• [WHAT TO PRODUCE]: Transcribe the records below from the first line to the line that includes "from matplotlib.transforms import", inclusive, and omit the pictures.

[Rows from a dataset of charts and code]
· · · ·

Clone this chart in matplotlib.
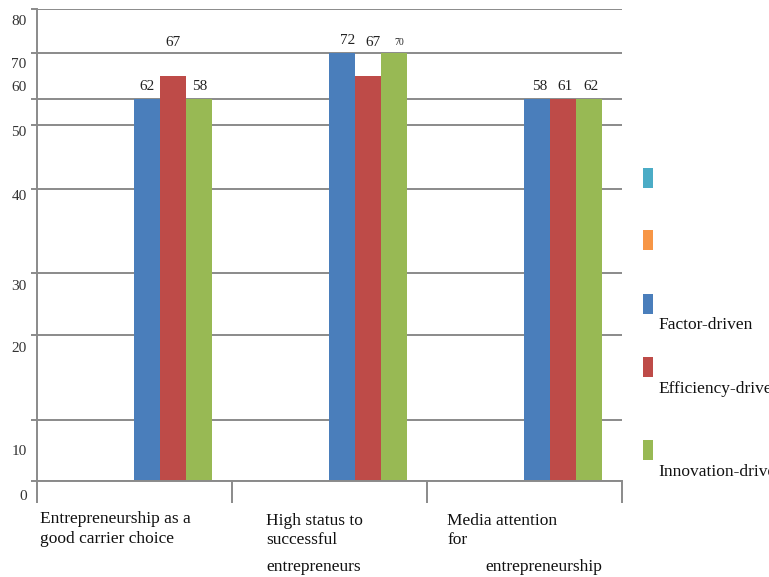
import numpy as np
import matplotlib
matplotlib.use("Agg")
import matplotlib.pyplot as plt
from matplotlib.patches import Rectangle
from matplotlib.transforms import ScaledTranslation

# ---------------- data ----------------
category_lines = [
    ["Entrepreneurship as a", "good carrier choice"],
    ["High status to", "successful", "entrepreneurs"],
    ["Media attention", "for", "entrepreneurship"],
]
series_names = ["", "", "Factor-driven", "Efficiency-driven", "Innovation-driven"]
series_colors = ["#4BACC6", "#F79646", "#4A7EBB", "#BE4B48", "#98B954"]
# bar heights as drawn against the (uneven) value axis
heights_teal = [0, 0, 0]
heights_orange = [0, 0, 0]
heights_factor = [60, 70, 60]
heights_efficiency = [65, 65, 60]
heights_innovation = [60, 70, 60]
# values printed above the bars
labels_factor = [62, 72, 58]
labels_efficiency = [67, 67, 61]
labels_innovation = [58, 70, 62]
y_ticks = [0, 10, 20, 30, 40, 50, 60, 70, 80]

heights = [heights_teal, heights_orange, heights_factor, heights_efficiency, heights_innovation]
labels = [None, None, labels_factor, labels_efficiency, labels_innovation]

# ---------------- layout ----------------
W, H = 769, 577
DPI = 100
# the value axis of the original is uneven: where each gridline sits (fraction of axis height)
grid_frac = [0.0, 0.1292, 0.3093, 0.4407, 0.6186, 0.7542, 0.8093, 0.9068, 1.0]

def fwd(v):
    return np.interp(v, y_ticks, grid_frac)

def inv(f):
    return np.interp(f, grid_frac, y_ticks)

serif = ["Liberation Serif", "DejaVu Serif"]
plt.rcParams["font.family"] = serif

fig = plt.figure(figsize=(W / DPI, H / DPI), dpi=DPI)
ax_left, ax_right, ax_top, ax_bottom = 37, 622, 9, 481
ax = fig.add_axes([ax_left / W, 1 - ax_bottom / H, (ax_right - ax_left) / W, (ax_bottom - ax_top) / H])
ax.set_yscale("function", functions=(fwd, inv))
ax.set_ylim(0, 80)
ax.set_xlim(-0.5, 2.5)

grid_color = "#8A8A8A"
for t in y_ticks:
    ax.axhline(t, color=grid_color, lw=1.4, zorder=1)

bw = 0.1333
x = np.arange(len(category_lines))
# px gap between bar top and its value label, [series][group]
label_gap = [[0, 0, 0], [0, 0, 0], [6, 6, 6], [27, 27, 6], [6, 6, 6]]
group_dx = [0, 5, 2]
for k, (h, c) in enumerate(zip(heights, series_colors)):
    xs = x + (k - 2) * bw
    ax.bar(xs, h, width=bw, align="edge", color=c, zorder=2, linewidth=0)
    if labels[k] is not None:
        for g in range(len(x)):
            fs = 7 if (k == 4 and g == 1) else 11
            ax.annotate(str(labels[k][g]), (xs[g] + bw / 2, h[g]),
                        xytext=(group_dx[g] * 0.72, label_gap[k][g] * 0.72), textcoords="offset points",
                        ha="center", va="bottom", fontsize=fs, color="#222222", zorder=3)

for s in ["top", "right"]:
    ax.spines[s].set_visible(False)
ax.spines["left"].set_color(grid_color)
ax.spines["bottom"].set_color(grid_color)
ax.spines["left"].set_linewidth(1.4)
ax.spines["bottom"].set_linewidth(1.4)

ax.set_xticks([-0.5, 0.5, 1.5, 2.5])
ax.set_xticklabels([])
ax.tick_params(axis="x", direction="out", length=16, width=1.4, color=grid_color)

ax.set_yticks(y_ticks)
ax.set_yticklabels([str(t) for t in y_ticks])
ax.yaxis.set_minor_locator(matplotlib.ticker.NullLocator())
ax.tick_params(axis="y", direction="out", length=4.5, width=1.4, color=grid_color,
               labelsize=11, pad=3, labelcolor="#333333")
label_dy = {0: 14, 10: 30, 20: 12, 30: 12, 40: 6, 50: 6, 60: -13, 70: 10, 80: 11}
for t, lab in zip(y_ticks, ax.get_yticklabels()):
    lab.set_transform(lab.get_transform() + ScaledTranslation(0, -label_dy[t] / DPI, fig.dpi_scale_trans))

# category labels (placed line by line as in the original)
line_pos = [
    [(40, 519), (40, 539)],
    [(266, 521), (266, 540), (266, 567)],
    [(447, 521), (447, 540), (485, 567)],
]
for lines, poss in zip(category_lines, line_pos):
    for txt, (px, py) in zip(lines, poss):
        fig.text(px / W, 1 - py / H, txt, ha="left", va="center", fontsize=12.5, color="#111111")

# legend (manual)
marker_top = [168, 230, 294, 357, 440]
text_y = [None, None, 325, 389, 472]
for k in range(len(series_names)):
    fig.add_artist(Rectangle((643 / W, 1 - (marker_top[k] + 20) / H), 10 / W, 20 / H,
                             transform=fig.transFigure, color=series_colors[k], lw=0))
    if series_names[k]:
        fig.text(658 / W, 1 - text_y[k] / H, series_names[k], ha="left", va="center",
                 fontsize=12.5, color="#111111")

fig.savefig("out.png", dpi=DPI)
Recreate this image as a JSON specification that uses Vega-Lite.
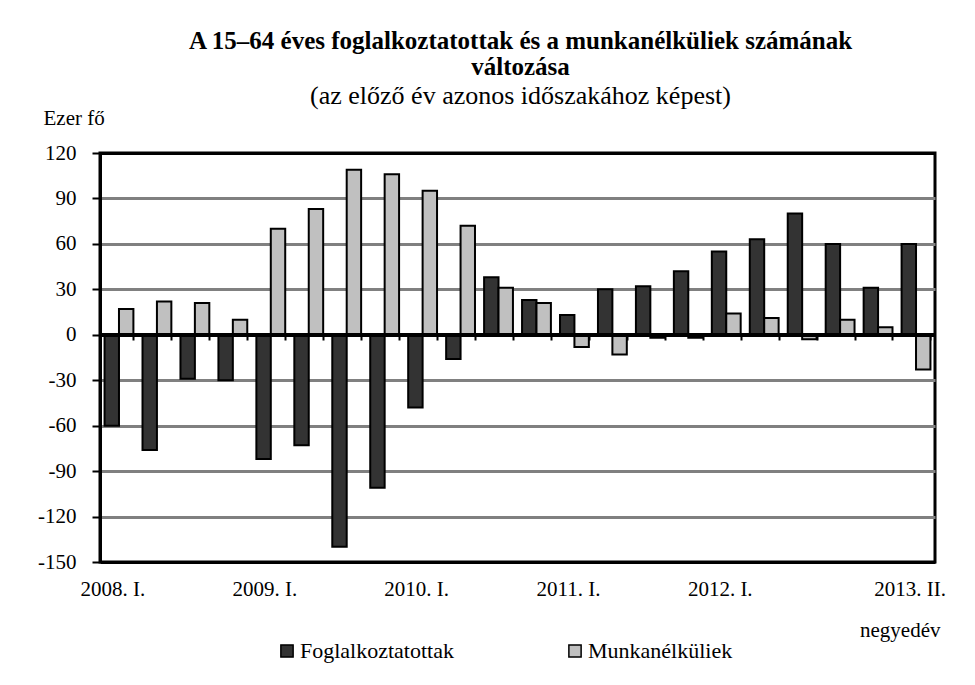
{
  "$schema": "https://vega.github.io/schema/vega-lite/v6.json",
  "autosize": {"type": "none"},
  "padding": {"left": 100, "top": 153, "right": 40, "bottom": 123},
  "width": 835,
  "height": 409,
  "background": "white",
  "title": {
    "text": ["A 15–64 éves foglalkoztatottak és a munkanélküliek számának", "változása"],
    "subtitle": "(az előző év azonos időszakához képest)",
    "frame": "group",
    "anchor": "middle",
    "offset": -2,
    "font": "Liberation Serif",
    "fontSize": 25,
    "fontWeight": "bold",
    "color": "black",
    "lineHeight": 26,
    "subtitleFont": "Liberation Serif",
    "subtitleFontSize": 26,
    "subtitleColor": "black",
    "subtitlePadding": 3,
    "dx": 3
  },
  "config": {
    "view": {"stroke": "black", "strokeWidth": 3},
    "font": "Liberation Serif"
  },
  "data": {
    "values": [
      {"q": "2008. I.", "s": "Foglalkoztatottak", "v": -60},
      {"q": "2008. II.", "s": "Foglalkoztatottak", "v": -76},
      {"q": "2008. III.", "s": "Foglalkoztatottak", "v": -29},
      {"q": "2008. IV.", "s": "Foglalkoztatottak", "v": -30},
      {"q": "2009. I.", "s": "Foglalkoztatottak", "v": -82},
      {"q": "2009. II.", "s": "Foglalkoztatottak", "v": -73},
      {"q": "2009. III.", "s": "Foglalkoztatottak", "v": -140},
      {"q": "2009. IV.", "s": "Foglalkoztatottak", "v": -101},
      {"q": "2010. I.", "s": "Foglalkoztatottak", "v": -48},
      {"q": "2010. II.", "s": "Foglalkoztatottak", "v": -16},
      {"q": "2010. III.", "s": "Foglalkoztatottak", "v": 38},
      {"q": "2010. IV.", "s": "Foglalkoztatottak", "v": 23},
      {"q": "2011. I.", "s": "Foglalkoztatottak", "v": 13},
      {"q": "2011. II.", "s": "Foglalkoztatottak", "v": 30},
      {"q": "2011. III.", "s": "Foglalkoztatottak", "v": 32},
      {"q": "2011. IV.", "s": "Foglalkoztatottak", "v": 42},
      {"q": "2012. I.", "s": "Foglalkoztatottak", "v": 55},
      {"q": "2012. II.", "s": "Foglalkoztatottak", "v": 63},
      {"q": "2012. III.", "s": "Foglalkoztatottak", "v": 80},
      {"q": "2012. IV.", "s": "Foglalkoztatottak", "v": 60},
      {"q": "2013. I.", "s": "Foglalkoztatottak", "v": 31},
      {"q": "2013. II.", "s": "Foglalkoztatottak", "v": 60},
      {"q": "2008. I.", "s": "Munkanélküliek", "v": 17},
      {"q": "2008. II.", "s": "Munkanélküliek", "v": 22},
      {"q": "2008. III.", "s": "Munkanélküliek", "v": 21},
      {"q": "2008. IV.", "s": "Munkanélküliek", "v": 10},
      {"q": "2009. I.", "s": "Munkanélküliek", "v": 70},
      {"q": "2009. II.", "s": "Munkanélküliek", "v": 83},
      {"q": "2009. III.", "s": "Munkanélküliek", "v": 109},
      {"q": "2009. IV.", "s": "Munkanélküliek", "v": 106},
      {"q": "2010. I.", "s": "Munkanélküliek", "v": 95},
      {"q": "2010. II.", "s": "Munkanélküliek", "v": 72},
      {"q": "2010. III.", "s": "Munkanélküliek", "v": 31},
      {"q": "2010. IV.", "s": "Munkanélküliek", "v": 21},
      {"q": "2011. I.", "s": "Munkanélküliek", "v": -8},
      {"q": "2011. II.", "s": "Munkanélküliek", "v": -13},
      {"q": "2011. III.", "s": "Munkanélküliek", "v": -2},
      {"q": "2011. IV.", "s": "Munkanélküliek", "v": -2},
      {"q": "2012. I.", "s": "Munkanélküliek", "v": 14},
      {"q": "2012. II.", "s": "Munkanélküliek", "v": 11},
      {"q": "2012. III.", "s": "Munkanélküliek", "v": -3},
      {"q": "2012. IV.", "s": "Munkanélküliek", "v": 10},
      {"q": "2013. I.", "s": "Munkanélküliek", "v": 5},
      {"q": "2013. II.", "s": "Munkanélküliek", "v": -23}
    ]
  },
  "resolve": {"axis": {"x": "independent"}},
  "layer": [
    {
      "mark": {"type": "bar", "stroke": "black", "strokeWidth": 2},
      "encoding": {
        "x": {
          "field": "q",
          "type": "nominal",
          "sort": null,
          "scale": {"paddingInner": 0.24, "paddingOuter": 0.12},
          "axis": {
            "values": ["2008. I.", "2009. I.", "2010. I.", "2011. I.", "2012. I.", "2013. II."],
            "labelAngle": 0,
            "labelFont": "Liberation Serif",
            "labelFontSize": 21,
            "labelColor": "black",
            "labelPadding": 16,
            "labelOffset": -6,
            "ticks": false,
            "domain": false,
            "title": "negyedév",
            "titleFont": "Liberation Serif",
            "titleFontSize": 21,
            "titleFontWeight": "normal",
            "titleColor": "black",
            "titleAnchor": "end",
            "titleAlign": "right",
            "titleBaseline": "middle",
            "titleX": 840,
            "titleY": 68
          }
        },
        "xOffset": {"field": "s", "type": "nominal"},
        "y": {
          "field": "v",
          "type": "quantitative",
          "scale": {"domain": [-150, 120], "nice": false},
          "axis": {
            "values": [-150, -120, -90, -60, -30, 0, 30, 60, 90, 120],
            "labelExpr": "datum.value < 0 ? '-' + abs(datum.value) : '' + datum.value",
            "grid": true,
            "gridColor": {"condition": {"test": "datum.value == 120 || datum.value == -150 || datum.value == 0", "value": "black"}, "value": "#808080"},
            "gridWidth": 3,
            "gridOpacity": 1,
            "domainColor": "black",
            "domainWidth": 3,
            "tickColor": "black",
            "tickWidth": 2,
            "tickSize": 8,
            "labelFont": "Liberation Serif",
            "labelFontSize": 21,
            "labelColor": "black",
            "labelPadding": 16,
            "title": "Ezer fő",
            "titleFont": "Liberation Serif",
            "titleFontSize": 21,
            "titleFontWeight": "normal",
            "titleColor": "black",
            "titleAngle": 0,
            "titleAlign": "left",
            "titleBaseline": "middle",
            "titleX": -57,
            "titleY": -35
          }
        },
        "color": {
          "field": "s",
          "type": "nominal",
          "scale": {"domain": ["Foglalkoztatottak", "Munkanélküliek"], "range": ["#333333", "#c0c0c0"]},
          "legend": {
            "title": null,
            "orient": "none",
            "direction": "horizontal",
            "legendX": 176,
            "legendY": 487,
            "columnPadding": 110,
            "symbolType": "square",
            "symbolSize": 150,
            "symbolStrokeColor": "black",
            "symbolStrokeWidth": 1.5,
            "symbolOpacity": 1,
            "labelFont": "Liberation Serif",
            "labelFontSize": 22,
            "labelColor": "black",
            "labelOffset": 2
          }
        }
      }
    },
    {
      "mark": {"type": "rule", "color": "black", "strokeWidth": 3},
      "encoding": {"y": {"datum": 0}}
    },
    {
      "mark": {"type": "point", "opacity": 0},
      "encoding": {
        "x": {
          "field": "q",
          "type": "nominal",
          "sort": null,
          "axis": {
            "orient": "bottom",
            "offset": -227,
            "labels": false,
            "domain": false,
            "ticks": true,
            "tickBand": "extent",
            "tickSize": 5,
            "tickWidth": 2,
            "tickColor": "black",
            "title": null
          }
        },
        "y": {"datum": 0}
      }
    }
  ]
}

· · · ·

• [COMPLETE RESPONSE]:
Clone this chart in matplotlib.
import numpy as np
import matplotlib
matplotlib.use("Agg")
import matplotlib.pyplot as plt
from matplotlib.patches import Rectangle
from matplotlib.transforms import ScaledTranslation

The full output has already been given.